● **GIVEN REQUEST**: Retype nothing but the lines from the start of the material up to and including the line with "from bokeh.resources import INLINE". Pictures don't belong in the copy.

━━ DATA BLOCK ━━

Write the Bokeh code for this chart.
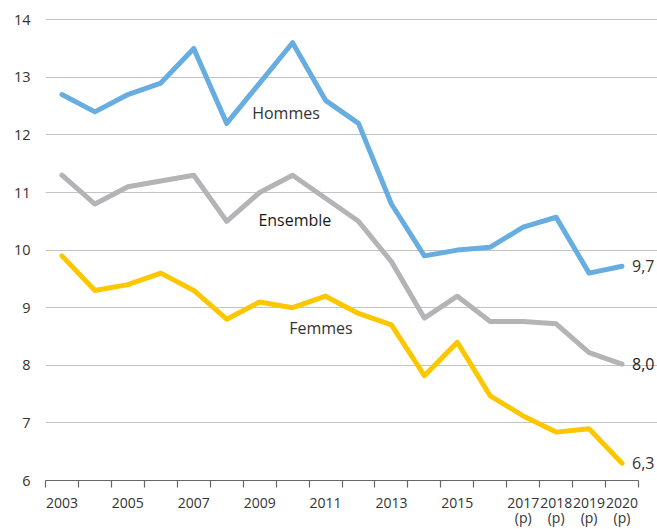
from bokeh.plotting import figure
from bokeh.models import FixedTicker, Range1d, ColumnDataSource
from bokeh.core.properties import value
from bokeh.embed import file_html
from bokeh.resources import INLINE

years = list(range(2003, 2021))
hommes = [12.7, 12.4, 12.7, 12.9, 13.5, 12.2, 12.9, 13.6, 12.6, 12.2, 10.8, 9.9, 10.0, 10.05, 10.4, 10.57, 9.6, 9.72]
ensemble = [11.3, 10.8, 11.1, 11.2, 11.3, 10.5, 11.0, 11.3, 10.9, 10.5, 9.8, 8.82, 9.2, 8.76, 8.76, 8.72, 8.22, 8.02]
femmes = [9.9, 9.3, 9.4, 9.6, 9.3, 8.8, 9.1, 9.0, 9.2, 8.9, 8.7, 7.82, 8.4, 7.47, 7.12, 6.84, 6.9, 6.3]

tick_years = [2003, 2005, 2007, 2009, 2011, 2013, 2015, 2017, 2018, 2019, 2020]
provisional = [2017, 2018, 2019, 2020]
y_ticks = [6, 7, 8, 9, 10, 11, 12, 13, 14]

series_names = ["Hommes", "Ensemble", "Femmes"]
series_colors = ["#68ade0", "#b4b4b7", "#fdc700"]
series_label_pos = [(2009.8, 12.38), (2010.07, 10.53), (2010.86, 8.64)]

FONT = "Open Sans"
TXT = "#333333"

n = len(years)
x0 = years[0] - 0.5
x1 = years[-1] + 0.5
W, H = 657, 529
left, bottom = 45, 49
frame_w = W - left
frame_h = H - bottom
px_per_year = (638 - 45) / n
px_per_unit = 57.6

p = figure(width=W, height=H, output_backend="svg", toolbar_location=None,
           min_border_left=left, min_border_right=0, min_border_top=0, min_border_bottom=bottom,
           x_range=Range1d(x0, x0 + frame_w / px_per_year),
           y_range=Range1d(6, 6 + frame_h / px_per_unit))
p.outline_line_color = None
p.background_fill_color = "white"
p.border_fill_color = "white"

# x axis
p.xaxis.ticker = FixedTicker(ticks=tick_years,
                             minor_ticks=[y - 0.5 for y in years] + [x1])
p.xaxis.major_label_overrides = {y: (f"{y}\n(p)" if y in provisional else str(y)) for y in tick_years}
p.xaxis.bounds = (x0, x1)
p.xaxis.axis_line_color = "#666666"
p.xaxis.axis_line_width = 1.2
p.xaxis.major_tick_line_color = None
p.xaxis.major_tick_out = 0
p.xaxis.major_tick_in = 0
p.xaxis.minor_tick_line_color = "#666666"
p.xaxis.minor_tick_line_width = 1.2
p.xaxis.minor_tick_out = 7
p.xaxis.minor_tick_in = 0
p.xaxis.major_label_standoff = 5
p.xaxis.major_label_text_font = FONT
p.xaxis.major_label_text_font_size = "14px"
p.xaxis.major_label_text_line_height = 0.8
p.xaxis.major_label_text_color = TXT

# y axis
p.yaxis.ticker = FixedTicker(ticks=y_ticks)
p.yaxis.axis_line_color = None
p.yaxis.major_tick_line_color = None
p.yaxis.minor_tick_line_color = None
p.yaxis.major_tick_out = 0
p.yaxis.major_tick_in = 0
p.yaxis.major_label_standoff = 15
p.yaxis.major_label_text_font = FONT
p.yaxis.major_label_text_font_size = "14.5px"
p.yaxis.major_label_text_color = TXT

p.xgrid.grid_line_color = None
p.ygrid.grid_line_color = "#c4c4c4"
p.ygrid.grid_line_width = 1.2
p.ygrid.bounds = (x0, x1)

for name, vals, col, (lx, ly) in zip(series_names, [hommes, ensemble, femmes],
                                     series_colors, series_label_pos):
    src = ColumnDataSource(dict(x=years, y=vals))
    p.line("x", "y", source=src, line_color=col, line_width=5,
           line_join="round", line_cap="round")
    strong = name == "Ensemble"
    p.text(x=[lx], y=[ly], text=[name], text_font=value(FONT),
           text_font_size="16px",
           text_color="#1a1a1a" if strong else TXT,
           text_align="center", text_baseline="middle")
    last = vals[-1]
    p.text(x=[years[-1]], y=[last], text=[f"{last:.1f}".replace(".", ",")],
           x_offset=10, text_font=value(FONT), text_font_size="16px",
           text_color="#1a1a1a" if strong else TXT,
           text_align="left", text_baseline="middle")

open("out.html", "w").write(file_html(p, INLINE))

━━━

● **COMPLETE RESPONSE**:
Write the Bokeh code for this chart.
from bokeh.plotting import figure
from bokeh.models import FixedTicker, Range1d, ColumnDataSource
from bokeh.core.properties import value
from bokeh.embed import file_html
from bokeh.resources import INLINE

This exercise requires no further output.